Friday, 8th May, 2009
Stephen Fry writes to his 16-year-old self
Don’t know how I missed this one until now, but Stephen Fry has written a letter to his 16-year-old self, the 16-year-old self who once wrote a letter to him (which he printed in his autobiography Moab is my washpot)
How I admire your arrogance and rage and misery. How pure and righteous they are and how passionately storm-drenched was your adolescence. How filled with true feeling, fury, despair, joy, anxiety, shame, pride and above all, supremely above all, how overpowered it was by love. My eyes fill with tears just to think of you. Of me. Tears splash on to my keyboard now.
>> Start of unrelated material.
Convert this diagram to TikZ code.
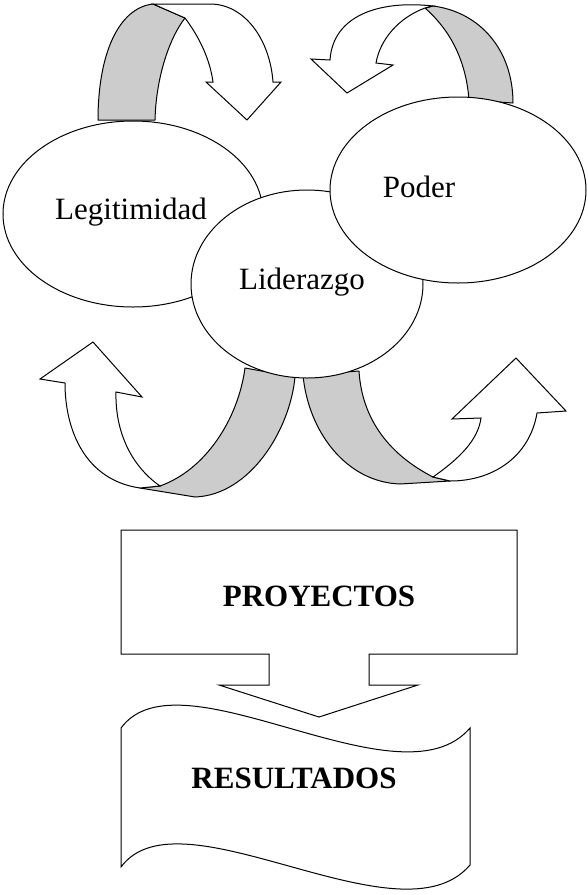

I am perhaps happier now than I have ever been and yet I cannot but recognise that I would trade all that I am to be you, the eternally unhappy, nervous, wild, wondering and despairing 16-year-old Stephen: angry, angst-ridden and awkward but alive. Because you know how to feel, and knowing how to feel is more important than how you feel. Deadness of soul is the only unpardonable crime, and if there is one thing happiness can do it is mask deadness of soul.
If I, as a 16-year-old, had received a letter like that from my future self, I would have been so angry…
Part of growing up is the ability to walk away from some of our more “immature” qualities!